Odd for an organization that has no ties with Planned Parenthood and also says on its website that it takes no official position on sexuality, contraception, or abortion.

In spite of these issues and the concerns raised by girls and their parents, the new CEO of GSUSA, Anna Maria Chavez, a professing Catholic, does not seem to be making changes and in fact has a liberal history of her own, which includes working with pro-choice officials and organizations. Chavez has described Arizona governor Janet Napolitano, who as governor vetoed a ban on partial birth abortions, as her mentor.

In 2006, Chavez helped set up the Raul H. Castro Institute as a means of helping the Latino community of Arizona. As a member of the RCI Executive Committee, Chavez oversaw the RCI Inaugural Symposium where Yolanda Chavez, a long-time Planned Parenthood sex educator, was the only speaker chosen to address the question of how to solve the problem of teenage pregnancy. In 2009, Chavez delivered a keynote address at the Women's Equality Day celebration, which was sponsored by several organizations, including Planned Parenthood of San Antonio and South Central Texas.

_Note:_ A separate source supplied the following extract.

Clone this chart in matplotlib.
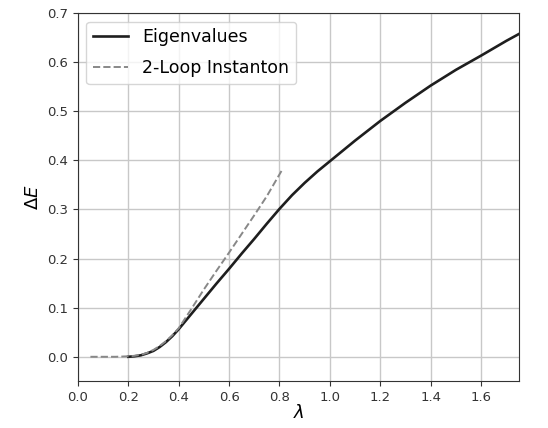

This is not the impression one gets after reading the letter which Chavez recently sent to the United States Conference of Catholic Bishops (USCCB). In the letter, Chavez introduces herself to the bishops and says that the Girl Scouts are "committed to building stronger ties with all faith communities, including the Catholic Church". One has to wonder, if this statement is true, why GSUSA seems more committed to promoting ideas contrary to the Church's moral teaching and introducing young girls to websites and resources which mock the Catholic Church and give information about abortion and contraception than "building stronger ties" with the Church. It seems that Ms. Chavez, who is the CEO of an organization that claims knowing what one believes and standing for it is a quality of effective leadership, has some very important decisions to make.